Lone Star Book Reviews
of Texas books appear weekly
First-time novelist Diana Finfrock Farrar is a native Texan and financial adviser representative who loves snow skiing and traveling, she is an advocate for social justice issues and an ordained deacon and elder in the Presbyterian church (PCUSA), where she sings in the choir every Sunday. Blessed to have been born into a family that taught her how to live a life of faith, love, and relationship, she has always found the idea of family at her center.
Feeling called to make a difference in a world full of polarization and intolerance, Farrar has penned her first novel with the hope of educating her readers on issues of empowerment, injustice, and compassion. She and her wife, Charlotte, were married in Ontario, Canada, in 2010. They live in Texas and share five children and three grandchildren.
The Door of the Heart won a statewide fiction award in April 2015.
Diana Finfrock Farrar
Paperback, 978-1-4918-7124-9 (also available in hardcover and as an ebook), 425 pgs., $18.99
Diana Finfrock Farrar’s first novel begins with fifteen-year-old Jamie O’Dell, gay and closeted, in the principal’s office at his high school, victim of chronic bullying since middle school. This time the football team’s intimidation has been so blatant that school officials can’t ignore the problem. The bullies have been sent to the alternative campus and banned from extracurricular activities for the remainder of the school year, but Texas Land Commissioner Ed Sloan’s son, Michael, is one of the bullies and Ed won’t take this punishment lying down. Tammy, Ed’s wife and Michael’s mother, is torn between remaining silent as she has for twenty-two years, or speaking out for what she knows is the right thing. As the controversy rages, Ed and Tammy’s jeopardized marriage mirrors the polarization in the media, the community, and the schools.
The Door of the Heart is a timely story, well plotted, evenly paced, and thoughtfully told with pleasantly surprising plot twists. Farrar has imagined complex characters while still allowing room for development. Ed is the exception; he is one-dimensional — but that is the point of this story. Can even the most obstreperous understand the need to change? It is a pleasure to witness Tammy’s transformation from well-meaning but oblivious mouthpiece and smoother of Ed’s rougher edges to an adult human being with agency and convictions all her own.
Farrar’s subject matter is provocative and understandably elicits strong emotional reactions, though sometimes the character’s language is overwrought. “If he could only allow his trumpet to sound on the side of justice and mercy and not just judgment,” Tammy thinks of Ed. “We got Osama for cryin’ out loud,” Ed complains. “Surely we can contain this threat which is every bit as serious to the continuation of American culture as we know it!”

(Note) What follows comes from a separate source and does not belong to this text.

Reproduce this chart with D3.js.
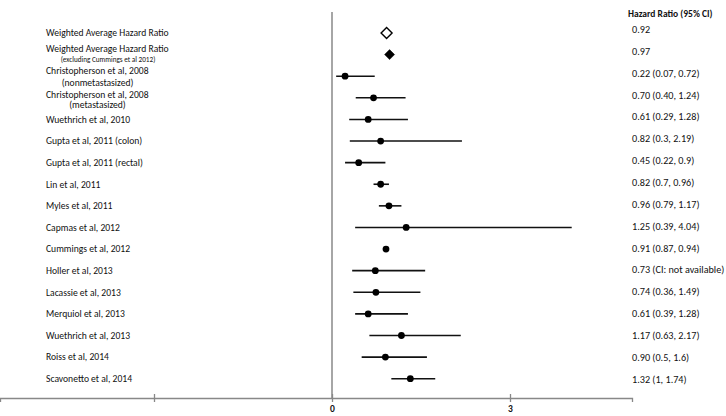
<!DOCTYPE html>
<html>
<head>
<meta charset="utf-8">
<script src="https://cdn.jsdelivr.net/npm/d3@7"></script>
<style>
  body { margin: 0; background: #fff; }
  svg { display: block; font-family: Carlito, Lato, sans-serif; }
  .lbl { font-size: 9.6px; fill: #111; }
  .sub { font-size: 7.2px; fill: #111; }
  .val { font-size: 10.2px; fill: #111; }
  .hdr { font-size: 9.5px; font-weight: bold; fill: #111; }
  .axis path, .axis line { stroke: #888; stroke-width: 1.3; }
  .axis text { font-size: 9.5px; font-weight: bold; fill: #111; font-family: Carlito, Lato, sans-serif; }
</style>
</head>
<body>
<div id="chart"></div>
<script>
// study names (second line, if any, goes in subLabels)
let studies = ["Weighted Average Hazard Ratio", "Weighted Average Hazard Ratio",
    "Christopherson et al, 2008", "Christopherson et al, 2008", "Wuethrich et al, 2010",
    "Gupta et al, 2011 (colon)", "Gupta et al, 2011 (rectal)", "Lin et al, 2011",
    "Myles et al, 2011", "Capmas et al, 2012", "Cummings et al, 2012", "Holler et al, 2013",
    "Lacassie et al, 2013", "Merquiol et al, 2013", "Wuethrich et al, 2013",
    "Roiss et al, 2014", "Scavonetto et al, 2014"]
let subLabels = ["", "(excluding Cummings et al 2012)", "(nonmetastasized)", "(metastasized)",
    "", "", "", "", "", "", "", "", "", "", "", "", ""]
let hr = [0.92, 0.97, 0.22, 0.70, 0.61, 0.82, 0.45, 0.82, 0.96, 1.25, 0.91, 0.73, 0.74, 0.61, 1.17, 0.90, 1.32]
// CI ends as drawn (Holler has no CI, the line is read off the picture)
let ciLow = [null, null, 0.07, 0.40, 0.29, 0.3, 0.22, 0.7, 0.79, 0.39, 0.87, 0.34, 0.36, 0.39, 0.63, 0.5, 1]
let ciHigh = [null, null, 0.72, 1.24, 1.28, 2.19, 0.9, 0.96, 1.17, 4.04, 0.94, 1.57, 1.49, 1.28, 2.17, 1.6, 1.74]
let markerType = ["open", "filled", "dot", "dot", "dot", "dot", "dot", "dot", "dot", "dot", "dot", "dot", "dot", "dot", "dot", "dot", "dot"]
let valueText = ["0.92", "0.97", "0.22 (0.07, 0.72)", "0.70 (0.40, 1.24)", "0.61 (0.29, 1.28)",
    "0.82 (0.3, 2.19)", "0.45 (0.22, 0.9)", "0.82 (0.7, 0.96)", "0.96 (0.79, 1.17)",
    "1.25 (0.39, 4.04)", "0.91 (0.87, 0.94)", "0.73 (CI: not available)", "0.74 (0.36, 1.49)",
    "0.61 (0.39, 1.28)", "1.17 (0.63, 2.17)", "0.90 (0.5, 1.6)", "1.32 (1, 1.74)"]
let tickValues = [-3, 0, 3]
let tickLabels = ["", "0", "3"]

let width = 726, height = 416
let axisY = 398

// nudges for the two-line labels: [first line, second line]
let twoLine = {1: [-5.5, 5], 2: [-5.5, 6], 3: [-3.5, 7]}

let data = studies.map((s, i) => ({
    name: s, sub: subLabels[i], hr: hr[i], lo: ciLow[i], hi: ciHigh[i],
    type: markerType[i], text: valueText[i]
}))

let x = d3.scaleLinear().domain([0, 3]).range([332, 510])
let y = d3.scalePoint().domain(d3.range(data.length)).range([33, 378.7])
let yVal = d3.scalePoint().domain(d3.range(data.length)).range([29.5, 379])

let svg = d3.select("#chart").append("svg")
    .attr("width", width)
    .attr("height", height)

// x axis, line runs across the whole plotting band
let xAxisScale = x.copy().domain([x.invert(0), x.invert(632)]).range([0, 632])
let axis = svg.append("g")
    .attr("class", "axis")
    .attr("transform", "translate(0," + axisY + ")")
    .call(d3.axisBottom(xAxisScale).tickValues(tickValues)
        .tickFormat((d, i) => tickLabels[i]).tickSizeOuter(0).tickSize(4))
axis.selectAll(".tick line").attr("y1", -4).attr("y2", 4)
axis.selectAll(".tick text").attr("y", 7.5)

// line of no effect
svg.append("line")
    .attr("x1", x(0)).attr("x2", x(0))
    .attr("y1", 12).attr("y2", axisY)
    .attr("stroke", "#888")
    .attr("stroke-width", 1.5)

// CI whiskers
svg.selectAll("line.ci")
    .data(data.filter(d => d.lo != null))
    .enter()
    .append("line")
    .attr("class", "ci")
    .attr("x1", d => x(d.lo))
    .attr("x2", d => x(d.hi))
    .attr("y1", d => y(data.indexOf(d)))
    .attr("y2", d => y(data.indexOf(d)))
    .attr("stroke", "#111")
    .attr("stroke-width", 1.6)

// point estimates
svg.selectAll("circle.pt")
    .data(data.filter(d => d.type == "dot"))
    .enter()
    .append("circle")
    .attr("class", "pt")
    .attr("cx", d => x(d.hr))
    .attr("cy", d => y(data.indexOf(d)))
    .attr("r", 3.4)
    .attr("fill", "#000")

svg.selectAll("path.dia")
    .data(data.filter(d => d.type != "dot"))
    .enter()
    .append("path")
    .attr("class", "dia")
    .attr("transform", d => "translate(" + x(d.hr) + "," + y(data.indexOf(d)) + ")")
    .attr("d", d => d.type == "open" ? "M0,-5.5L5.5,0L0,5.5L-5.5,0Z" : "M0,-5L5,0L0,5L-5,0Z")
    .attr("fill", d => d.type == "open" ? "#fff" : "#000")
    .attr("stroke", "#000")
    .attr("stroke-width", d => d.type == "open" ? 1.4 : 0.5)

// study labels
svg.selectAll("text.lbl")
    .data(data)
    .enter()
    .append("text")
    .attr("class", "lbl")
    .attr("x", 46)
    .attr("y", (d, i) => y(i) + (d.sub ? twoLine[i][0] : 0))
    .attr("dy", "0.35em")
    .text(d => d.name)

svg.selectAll("text.sub")
    .data(data.filter(d => d.sub))
    .enter()
    .append("text")
    .attr("class", d => data.indexOf(d) == 1 ? "sub" : "lbl")
    .attr("x", d => data.indexOf(d) == 1 ? 108 : 97.5)
    .attr("y", d => y(data.indexOf(d)) + twoLine[data.indexOf(d)][1])
    .attr("dy", "0.35em")
    .attr("text-anchor", "middle")
    .text(d => d.sub)

// right column
svg.append("text")
    .attr("class", "hdr")
    .attr("x", 628)
    .attr("y", 14)
    .attr("dy", "0.35em")
    .text("Hazard Ratio (95% CI)")

svg.selectAll("text.val")
    .data(data)
    .enter()
    .append("text")
    .attr("class", "val")
    .attr("x", 632)
    .attr("y", (d, i) => yVal(i))
    .attr("dy", "0.35em")
    .text(d => d.text)
</script>
</body>
</html>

There are many layers to Farrar’s tale. She’s eager to touch all the bases — emotional, physical, legal, cultural, theological — and at times can sound pedantic. Other times she uses her obviously vast knowledge of the subject matter to produce an enlightening and impeccably reasoned argument, such as in Ed’s confrontation with a preacher which produces an easily understood discussion of covenant theology and dispensational theology. “We must remember that we modern readers are picking up the Biblical conversation midstream,” the preacher argues. “We can’t ignore the cultural, doctrinal, and historical context those scriptures addressed. Reading twenty-first century concepts into ancient scriptures will guarantee an incorrect interpretation every time.”
As an elder and deacon of the Presbyterian Church, Farrar infuses The Door of the Heart with her faith and confronts head-on the prejudices, ignorance, and misunderstandings involving homosexuality and biblical teachings in a balanced manner and a spirit of compassion. As Tammy says to Ed, “I seem to remember a story about a teacher in sandals, a woman, and a circle of angry men with rocks.”